## Challenge
In the material below, please retype the lines from the very first through the one with "import plotly.graph_objects as go", exactly and without pictures.

===

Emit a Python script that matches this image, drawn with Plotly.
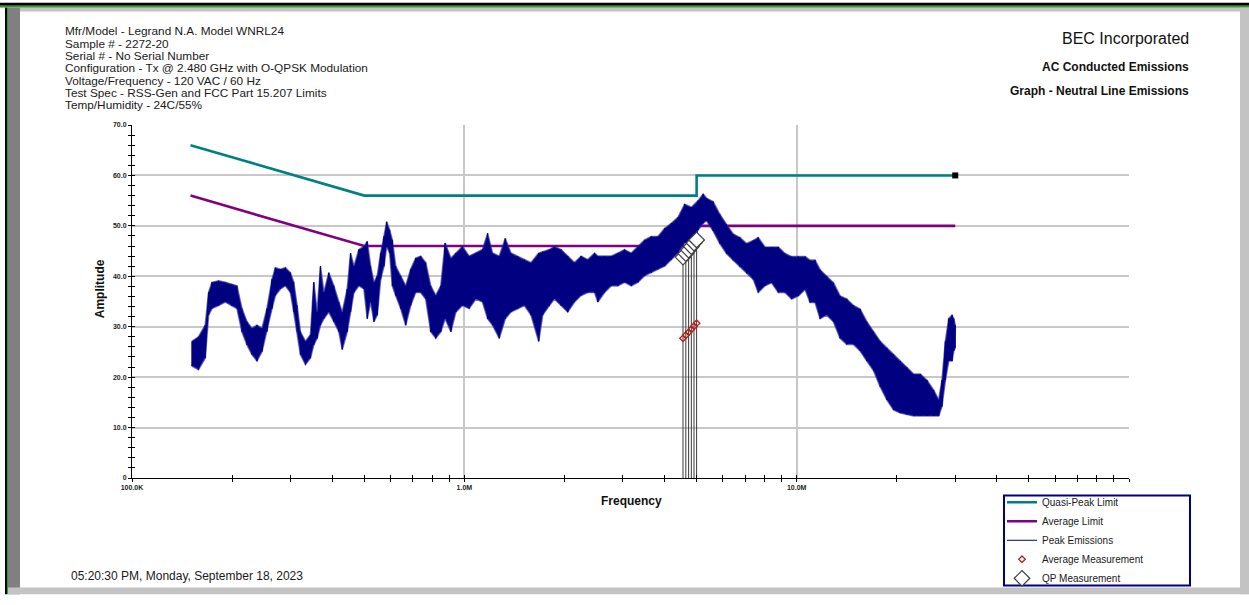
import plotly.graph_objects as go

# ---------------- data ----------------
peak_freq_mhz = [
    0.1514, 0.1585, 0.1661, 0.1700, 0.1740, 0.1822, 0.1908, 0.1998, 0.2069, 0.2142,
    0.2218, 0.2296, 0.2377, 0.2462, 0.2548, 0.2638, 0.2700, 0.2796, 0.2894, 0.2997,
    0.3067, 0.3139, 0.3212, 0.3326, 0.3444, 0.3524, 0.3607, 0.3691, 0.3778, 0.3911,
    0.4049, 0.4192, 0.4291, 0.4443, 0.4547, 0.4654, 0.4817, 0.4987, 0.5104, 0.5224,
    0.5346, 0.5471, 0.5600, 0.5731, 0.5838, 0.5961, 0.6072, 0.6215, 0.6434, 0.6661,
    0.6896, 0.7139, 0.7391, 0.7652, 0.7923, 0.8204, 0.8495, 0.8755,
    0.911, 0.943, 0.987, 1.034, 1.083, 1.134, 1.175, 1.216, 1.274, 1.328,
    1.381, 1.447, 1.516, 1.587, 1.674, 1.721, 1.803, 1.866, 1.955, 2.047,
    2.145, 2.246, 2.352, 2.465, 2.522, 2.641, 2.767, 2.897, 3.034, 3.179,
    3.330, 3.487, 3.652, 3.825, 4.006, 4.196, 4.395, 4.603, 4.823, 5.051, 5.230,
    5.353, 5.606, 5.871, 6.149, 6.440, 6.745, 7.067, 7.401, 7.662, 8.027,
    8.406, 8.806, 9.222, 9.658, 10.12, 10.60, 10.97, 11.36, 11.76, 12.31,
    12.90, 13.51, 14.15, 14.82, 15.52, 16.26, 17.03, 17.84, 18.68, 19.57,
    20.50, 21.47, 22.49, 23.55, 24.67, 25.84, 26.75, 27.37, 28.02, 28.68,
    29.35, 29.70, 30.00,
]
peak_hi_db = [
    27.1, 28.0, 30.3, 36.8, 38.8, 39.1, 38.8, 38.4, 38.1, 33.6,
    31.0, 29.7, 30.3, 29.7, 33.6, 39.4, 41.7, 41.4, 41.7, 40.7,
    38.8, 34.2, 29.0, 27.1, 28.4, 38.8, 32.9, 42.0, 36.8, 40.7,
    38.1, 34.9, 32.9, 37.5, 44.6, 42.0, 45.3, 45.9, 46.9, 42.0,
    38.8, 40.1, 44.6, 47.9, 50.8, 49.2, 47.2, 42.0, 40.1, 38.1,
    41.4, 43.6, 44.0, 42.7, 38.1, 36.2, 38.1, 46.6,
    43.6, 44.6, 45.9, 44.0, 44.6, 45.3, 48.5, 44.6, 44.0, 47.5,
    44.6, 44.0, 43.3, 42.7, 44.6, 44.9, 45.3, 45.9, 45.3, 44.0,
    42.7, 44.0, 43.3, 44.6, 44.0, 44.0, 44.0, 44.6, 45.3, 44.6,
    45.9, 47.2, 47.9, 47.9, 49.5, 50.5, 51.7, 54.3, 53.7, 55.0, 56.3,
    55.5, 54.8, 52.3, 50.3, 48.4, 47.7, 46.5, 47.1, 47.7, 45.8,
    45.8, 45.8, 44.5, 43.9, 43.9, 43.9, 43.2, 43.2, 41.3, 40.0,
    38.7, 36.1, 35.5, 34.2, 33.5, 31.0, 29.0, 27.1, 25.8, 24.5,
    23.2, 21.9, 20.6, 20.6, 19.4, 17.4, 15.5, 19.4, 27.1, 31.6,
    32.3, 31.6, 30.3,
]
peak_lo_db = [
    22.2, 21.5, 23.8, 32.3, 33.6, 34.2, 34.9, 34.2, 33.6, 29.0,
    26.4, 24.5, 23.2, 25.1, 29.0, 33.6, 36.2, 37.5, 38.1, 36.8,
    32.9, 29.0, 24.5, 22.5, 23.8, 26.4, 27.7, 30.3, 31.6, 32.9,
    31.0, 29.0, 25.5, 29.0, 32.9, 36.8, 38.1, 37.5, 31.6, 34.9,
    31.0, 32.3, 39.4, 42.0, 45.9, 44.6, 38.1, 36.2, 33.6, 30.3,
    34.2, 36.8, 36.8, 35.5, 29.0, 27.7, 29.0, 31.6,
    29.0, 32.9, 34.2, 33.6, 35.5, 34.9, 31.6, 30.3, 27.7, 31.6,
    32.9, 33.6, 34.2, 32.3, 27.1, 32.3, 34.2, 35.5, 34.2, 32.9,
    34.9, 36.2, 36.8, 36.8, 34.9, 36.8, 38.1, 38.1, 38.8, 38.1,
    38.8, 40.1, 40.7, 41.4, 42.0, 43.3, 44.6, 46.6, 46.6, 49.2, 50.5,
    51.0, 49.0, 46.5, 44.5, 43.2, 41.9, 40.6, 39.4, 36.8, 38.1,
    38.7, 36.8, 36.8, 35.5, 36.1, 37.4, 34.8, 34.8, 31.6, 32.3,
    31.0, 27.7, 26.5, 26.5, 25.2, 23.2, 21.3, 18.1, 15.5, 13.5,
    12.9, 12.6, 12.3, 12.3, 12.3, 12.3, 12.3, 14.2, 19.4, 23.2,
    23.2, 25.2, 25.8,
]

limit_freq_mhz = [0.15, 0.5, 5.0, 5.0, 30.0]
qp_limit_db = [66.0, 56.0, 56.0, 60.0, 60.0]
avg_limit_db = [56.0, 46.0, 46.0, 50.0, 50.0]

meas_freq_mhz = [4.55, 4.64, 4.73, 4.82, 4.91, 5.00]
qp_meas_db = [43.8, 44.5, 45.2, 45.9, 46.6, 47.2]
avg_meas_db = [27.7, 28.3, 28.9, 29.5, 30.1, 30.7]

x_major_ticks = [0.1, 1.0, 10.0, 100.0]
x_major_labels = ["100.0K", "1.0M", "10.0M", ""]
x_minor_ticks = [0.2, 0.3, 0.4, 0.5, 0.6, 0.7, 0.8, 0.9,
                 2, 3, 4, 5, 6, 7, 8, 9,
                 20, 30, 40, 50, 60, 70, 80, 90]
y_major_ticks = [0, 10, 20, 30, 40, 50, 60, 70]
y_major_labels = ["0", "10.0", "20.0", "30.0", "40.0", "50.0", "60.0", "70.0"]
y_minor_ticks = [v for v in range(0, 71, 2)]

header_lines = [
    "Mfr/Model - Legrand N.A. Model WNRL24",
    "Sample # - 2272-20",
    "Serial # - No Serial Number",
    "Configuration - Tx @ 2.480 GHz with O-QPSK Modulation",
    "Voltage/Frequency - 120 VAC / 60 Hz",
    "Test Spec - RSS-Gen and FCC Part 15.207 Limits",
    "Temp/Humidity - 24C/55%",
]
timestamp = "05:20:30 PM, Monday, September 18, 2023"

# ---------------- layout geometry ----------------
W, H = 1249, 605
L, R, T, B = 132, 1129, 125, 486
PW, PH = R - L, B - T


def px(xp):
    return (xp - L) / PW


def py(yp):
    return (B - yp) / PH


FONT = "Liberation Sans, Arial, sans-serif"
NAVY = "#000080"
TEAL = "#008080"
PURPLE = "#800080"

fig = go.Figure()

fig.add_trace(go.Scatter(
    x=limit_freq_mhz, y=qp_limit_db, mode="lines", name="Quasi-Peak Limit",
    line=dict(color=TEAL, width=2.6), legendrank=1, hoverinfo="skip"))
fig.add_trace(go.Scatter(
    x=limit_freq_mhz, y=avg_limit_db, mode="lines", name="Average Limit",
    line=dict(color=PURPLE, width=2.6), legendrank=2, hoverinfo="skip"))

# dense peak band (envelope of the noisy sweep)
band_x = peak_freq_mhz + peak_freq_mhz[::-1]
band_y = peak_hi_db + peak_lo_db[::-1]
fig.add_trace(go.Scatter(
    x=band_x, y=band_y, mode="lines", fill="toself",
    fillcolor=NAVY, line=dict(width=1.6, color="rgba(40,40,160,0.65)"),
    showlegend=False, hoverinfo="skip"))

zig_x, zig_y = [], []
for f, h, lo in zip(peak_freq_mhz, peak_hi_db, peak_lo_db):
    zig_x += [f, f]
    zig_y += [h, lo]
fig.add_trace(go.Scatter(
    x=zig_x, y=zig_y, mode="lines", name="Peak Emissions",
    line=dict(color=NAVY, width=1), legendrank=3, hoverinfo="skip"))

# measurement drop lines
drop_x, drop_y = [], []
for f, q in zip(meas_freq_mhz, qp_meas_db):
    drop_x += [f, f, None]
    drop_y += [0, q, None]
fig.add_trace(go.Scatter(
    x=drop_x, y=drop_y, mode="lines", line=dict(color="#3a3a3a", width=1),
    showlegend=False, hoverinfo="skip"))

fig.add_trace(go.Scatter(
    x=meas_freq_mhz, y=avg_meas_db, mode="markers", name="Average Measurement",
    marker=dict(symbol="diamond-open", size=5, color="#b22222",
                line=dict(width=1.3, color="#b22222")),
    legendrank=4))
fig.add_trace(go.Scatter(
    x=meas_freq_mhz, y=qp_meas_db, mode="markers", name="QP Measurement",
    marker=dict(symbol="diamond", size=12, color="white",
                line=dict(width=1.2, color="#404040")),
    legendrank=5))

# end marker on QP limit
fig.add_trace(go.Scatter(
    x=limit_freq_mhz[-1:], y=qp_limit_db[-1:], mode="markers",
    marker=dict(symbol="square", size=6, color="black"),
    showlegend=False, hoverinfo="skip"))

# invisible trace to carry the overlay axes (inner tick halves)
fig.add_trace(go.Scatter(
    x=limit_freq_mhz, y=qp_limit_db, xaxis="x2", yaxis="y2", mode="lines",
    line=dict(width=0), opacity=0, showlegend=False, hoverinfo="skip"))

tickfont = dict(family=FONT, size=7, color="#222222", weight="bold")

fig.update_layout(
    width=W, height=H, autosize=False,
    margin=dict(l=L, r=W - R, t=T, b=H - B, pad=0),
    paper_bgcolor="white", plot_bgcolor="white",
    font=dict(family=FONT, color="#1a1a1a"),
    xaxis=dict(
        type="log", range=[-1, 2], showline=True, linecolor="black", linewidth=1,
        tickmode="array", tickvals=x_major_ticks, ticktext=x_major_labels,
        ticks="outside", ticklen=3, tickwidth=1, tickcolor="black",
        tickfont=tickfont, showgrid=True, gridcolor="#c8c8c8", gridwidth=1.5,
        zeroline=False,
        minor=dict(tickmode="array", tickvals=x_minor_ticks, ticks="outside",
                   ticklen=3, tickwidth=1, tickcolor="black", showgrid=False),
    ),
    yaxis=dict(
        range=[0, 70], showline=True, linecolor="black", linewidth=1,
        tickmode="array", tickvals=y_major_ticks, ticktext=y_major_labels,
        ticks="outside", ticklen=3, tickwidth=1, tickcolor="black",
        tickfont=tickfont, showgrid=True, gridcolor="#c8c8c8", gridwidth=1.5,
        zeroline=False,
        minor=dict(tickmode="array", tickvals=y_minor_ticks, ticks="outside",
                   ticklen=3, tickwidth=1, tickcolor="black", showgrid=False),
    ),
    xaxis2=dict(
        type="log", range=[-1, 2], overlaying="x", anchor="y", side="bottom",
        tickmode="array", tickvals=x_major_ticks + x_minor_ticks,
        ticks="inside", ticklen=3, tickwidth=1, tickcolor="black",
        showticklabels=False, showgrid=False, showline=False, zeroline=False,
    ),
    yaxis2=dict(
        range=[0, 70], overlaying="y", anchor="x", side="left",
        tickmode="array", tickvals=y_minor_ticks,
        ticks="inside", ticklen=3, tickwidth=1, tickcolor="black",
        showticklabels=False, showgrid=False, showline=False, zeroline=False,
    ),
    showlegend=True,
    legend=dict(
        x=px(1002), y=py(496), xanchor="left", yanchor="top",
        bgcolor="rgba(0,0,0,0)", borderwidth=0, itemwidth=30,
        font=dict(family=FONT, size=10, color="#1a1a1a"),
        tracegroupgap=0,
    ),
    hovermode=False,
)

shapes = []


def rect(x0, y0, x1, y1, color, line=None, layer="above"):
    d = dict(type="rect", xref="paper", yref="paper",
             x0=px(x0), x1=px(x1), y0=py(y1), y1=py(y0),
             fillcolor=color, layer=layer,
             line=dict(width=0) if line is None else line)
    shapes.append(d)


# window frame
rect(0, 0, W, 3, "#000000")
rect(0, 3, W, 5, "#2f9e2f")
rect(8, 5, W, 9, "#c3c3c3")
rect(0, 5, 5, H, "#ffffff")
rect(5, 5, 7, H, "#000000")
rect(7, 5, 8, H, "#2f9e2f")
rect(8, 5, 20, H, "#808080")
rect(1240, 5, W, H, "#c3c3c3")
rect(8, 598, W, H, "#c3c3c3")
# legend box
rect(1004, 504, 1190, 596, "rgba(255,255,255,0)",
     line=dict(color=NAVY, width=2), layer="below")
fig.update_layout(shapes=shapes)

ann = []
line_y = [29, 41.7, 54.3, 67, 79.7, 92.3, 105]
for txt, yy in zip(header_lines, line_y):
    ann.append(dict(text=txt, x=px(63), y=py(yy), xref="paper", yref="paper",
                    xanchor="left", yanchor="middle", showarrow=False,
                    font=dict(family=FONT, size=11.8, color="#1a1a1a")))
ann.append(dict(text="BEC Incorporated", x=px(1191), y=py(37), xref="paper",
                yref="paper", xanchor="right", yanchor="middle", showarrow=False,
                font=dict(family=FONT, size=16, color="#111111")))
ann.append(dict(text="AC Conducted Emissions", x=px(1191), y=py(66), xref="paper",
                yref="paper", xanchor="right", yanchor="middle", showarrow=False,
                font=dict(family=FONT, size=12, color="#111111", weight="bold")))
ann.append(dict(text="Graph - Neutral Line Emissions", x=px(1191), y=py(90),
                xref="paper", yref="paper", xanchor="right", yanchor="middle",
                showarrow=False,
                font=dict(family=FONT, size=12, color="#111111", weight="bold")))
ann.append(dict(text="Frequency", x=px(631), y=py(510), xref="paper", yref="paper",
                xanchor="center", yanchor="middle", showarrow=False,
                font=dict(family=FONT, size=12, color="#111111", weight="bold")))
ann.append(dict(text="Amplitude", x=px(100), y=py(293), xref="paper", yref="paper",
                xanchor="center", yanchor="middle", showarrow=False, textangle=-90,
                font=dict(family=FONT, size=12, color="#111111", weight="bold")))
ann.append(dict(text=timestamp, x=px(69), y=py(586), xref="paper", yref="paper",
                xanchor="left", yanchor="middle", showarrow=False,
                font=dict(family=FONT, size=12, color="#1a1a1a")))
fig.update_layout(annotations=ann)

fig.write_html("out.html")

===

## Written answer
Emit a Python script that matches this image, drawn with Plotly.
import plotly.graph_objects as go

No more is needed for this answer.